### Short task
Exactly retype the lines from the top of the data through the line containing "plt.rcParams['font.family'] = ['Liberation", leaving out every picture.

### Data section

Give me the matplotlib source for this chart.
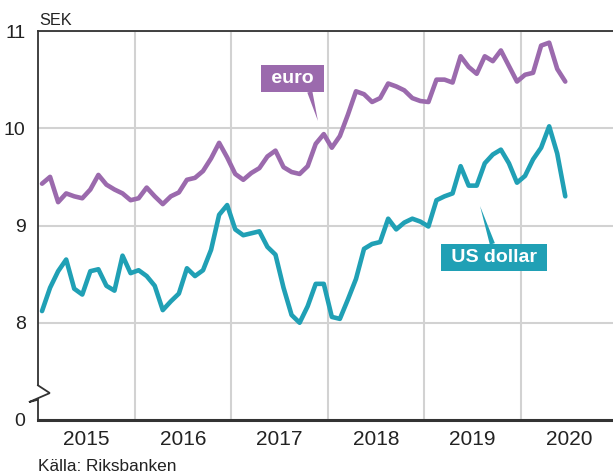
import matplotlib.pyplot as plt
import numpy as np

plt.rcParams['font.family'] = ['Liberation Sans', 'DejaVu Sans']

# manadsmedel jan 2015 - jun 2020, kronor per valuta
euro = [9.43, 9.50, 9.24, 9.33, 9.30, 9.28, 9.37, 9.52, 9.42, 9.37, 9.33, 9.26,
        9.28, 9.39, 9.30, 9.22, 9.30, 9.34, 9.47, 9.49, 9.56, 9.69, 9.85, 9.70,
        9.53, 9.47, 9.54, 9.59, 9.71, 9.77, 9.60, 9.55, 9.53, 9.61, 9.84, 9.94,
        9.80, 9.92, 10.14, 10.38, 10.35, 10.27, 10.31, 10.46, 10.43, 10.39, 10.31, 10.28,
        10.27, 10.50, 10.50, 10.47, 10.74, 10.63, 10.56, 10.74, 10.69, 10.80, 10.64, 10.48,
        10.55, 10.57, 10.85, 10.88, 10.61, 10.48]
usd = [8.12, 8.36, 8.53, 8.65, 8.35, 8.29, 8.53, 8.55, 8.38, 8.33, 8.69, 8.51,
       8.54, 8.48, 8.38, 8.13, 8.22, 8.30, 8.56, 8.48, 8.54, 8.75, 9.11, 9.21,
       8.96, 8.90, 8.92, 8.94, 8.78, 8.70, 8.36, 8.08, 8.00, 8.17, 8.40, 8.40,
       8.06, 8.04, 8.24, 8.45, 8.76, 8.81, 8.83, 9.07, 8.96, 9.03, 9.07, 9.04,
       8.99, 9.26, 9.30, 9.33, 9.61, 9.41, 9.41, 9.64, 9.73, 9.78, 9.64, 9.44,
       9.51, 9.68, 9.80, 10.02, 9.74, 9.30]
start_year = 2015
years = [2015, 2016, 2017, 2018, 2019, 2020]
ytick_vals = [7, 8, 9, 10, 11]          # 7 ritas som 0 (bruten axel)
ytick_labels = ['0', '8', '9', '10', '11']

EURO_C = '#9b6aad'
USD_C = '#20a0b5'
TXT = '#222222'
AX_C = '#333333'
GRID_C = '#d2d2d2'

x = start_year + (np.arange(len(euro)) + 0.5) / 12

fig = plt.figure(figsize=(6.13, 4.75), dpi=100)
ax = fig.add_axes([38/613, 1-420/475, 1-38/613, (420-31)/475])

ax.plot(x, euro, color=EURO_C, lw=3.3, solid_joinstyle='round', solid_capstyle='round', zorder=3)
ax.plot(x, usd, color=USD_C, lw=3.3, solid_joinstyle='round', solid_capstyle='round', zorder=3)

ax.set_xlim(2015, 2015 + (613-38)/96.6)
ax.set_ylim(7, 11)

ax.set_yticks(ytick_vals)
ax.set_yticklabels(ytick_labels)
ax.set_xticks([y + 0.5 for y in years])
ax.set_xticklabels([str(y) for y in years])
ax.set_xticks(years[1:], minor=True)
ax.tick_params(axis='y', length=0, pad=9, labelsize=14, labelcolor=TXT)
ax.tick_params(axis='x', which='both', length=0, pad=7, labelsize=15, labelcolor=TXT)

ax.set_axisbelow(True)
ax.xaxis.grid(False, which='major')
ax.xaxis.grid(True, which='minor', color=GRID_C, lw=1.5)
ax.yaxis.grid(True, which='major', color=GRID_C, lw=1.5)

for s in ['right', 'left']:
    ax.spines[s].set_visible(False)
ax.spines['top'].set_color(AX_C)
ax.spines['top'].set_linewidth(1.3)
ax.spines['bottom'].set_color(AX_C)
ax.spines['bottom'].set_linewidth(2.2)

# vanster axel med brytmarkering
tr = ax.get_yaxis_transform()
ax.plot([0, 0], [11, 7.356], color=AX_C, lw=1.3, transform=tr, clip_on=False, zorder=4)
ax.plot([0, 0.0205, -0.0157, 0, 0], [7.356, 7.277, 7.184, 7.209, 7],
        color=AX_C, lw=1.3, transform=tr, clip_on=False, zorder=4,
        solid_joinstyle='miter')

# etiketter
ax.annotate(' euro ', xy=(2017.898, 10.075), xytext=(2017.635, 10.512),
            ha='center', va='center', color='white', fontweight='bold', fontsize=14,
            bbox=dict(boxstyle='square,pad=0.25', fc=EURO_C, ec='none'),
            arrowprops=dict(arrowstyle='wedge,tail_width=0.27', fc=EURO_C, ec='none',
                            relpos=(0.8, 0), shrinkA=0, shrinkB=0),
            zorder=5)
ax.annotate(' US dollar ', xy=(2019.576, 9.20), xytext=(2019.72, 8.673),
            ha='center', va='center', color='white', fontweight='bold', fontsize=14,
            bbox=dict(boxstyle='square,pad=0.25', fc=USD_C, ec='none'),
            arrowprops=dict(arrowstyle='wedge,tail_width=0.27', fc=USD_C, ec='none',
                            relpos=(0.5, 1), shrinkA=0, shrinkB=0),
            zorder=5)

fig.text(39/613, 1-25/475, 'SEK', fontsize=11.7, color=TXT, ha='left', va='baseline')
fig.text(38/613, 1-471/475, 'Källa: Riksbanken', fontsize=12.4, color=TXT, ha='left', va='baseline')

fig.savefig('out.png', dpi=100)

### Written response
Give me the matplotlib source for this chart.
import matplotlib.pyplot as plt
import numpy as np

plt.rcParams['font.family'] = ['Liberation Sans', 'DejaVu Sans']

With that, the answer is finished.